Huxley was grievously mistaken: The enemies of science are not those who believe in God, but those who attempt to turn Him into a scientific subject; not the priests of the Church of God who, like John Wilkins, John Michell and Samuel Vince, pursued their scientific interests outside the pulpit, but the priests of the Church of Science who, like Neil deGrasse Tyson, Richard Dawkins and Stephen Wolfram, remain ever in their pulpits where nothing is sacred; not those who aspire to lead their own lives with humility, but those who promise to lead others with arrogance.

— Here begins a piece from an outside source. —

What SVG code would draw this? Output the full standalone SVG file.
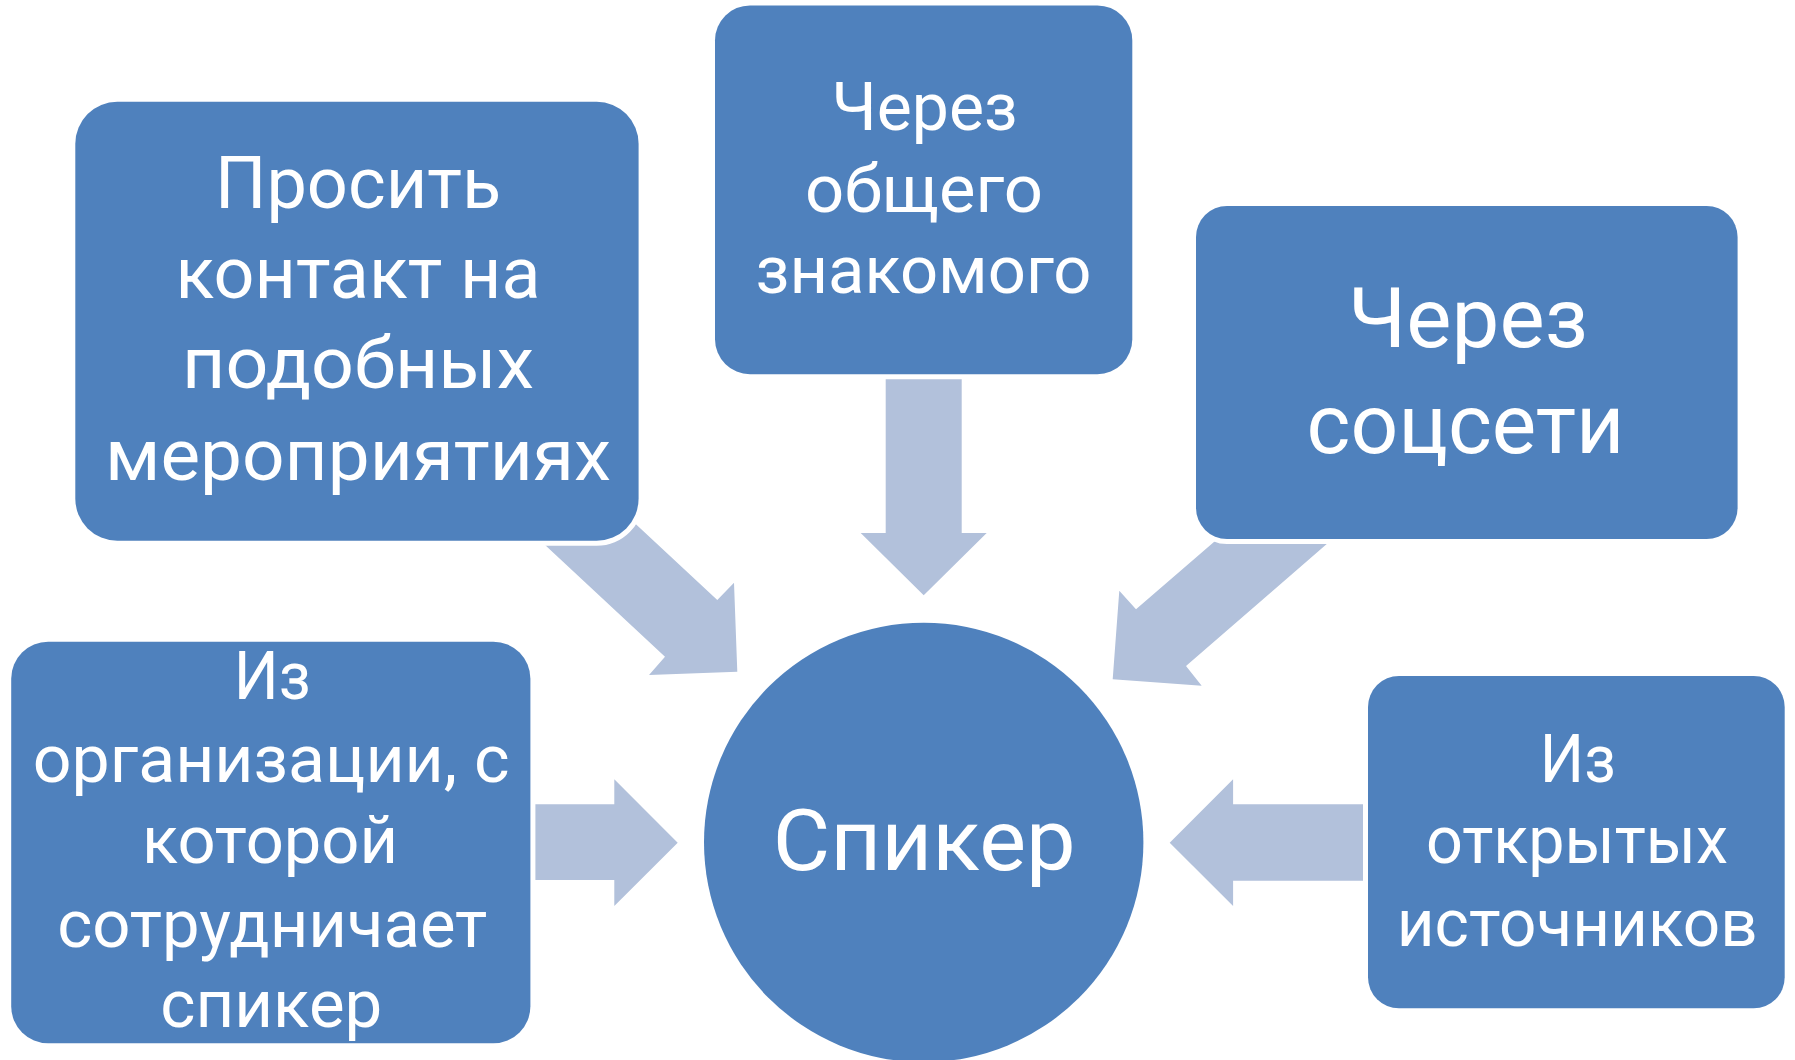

The atheists are right when they say that we ought to be wary of those who would make us believe that a book, and not a voice, is fundamental to religion. At the same time, however, we ought to be wary of those who would make us believe that facts are fundamental to science, and not the questions we ask and the way in which we approach them. But the point is that the enemies of science and religion may be more alike than we have been led to think.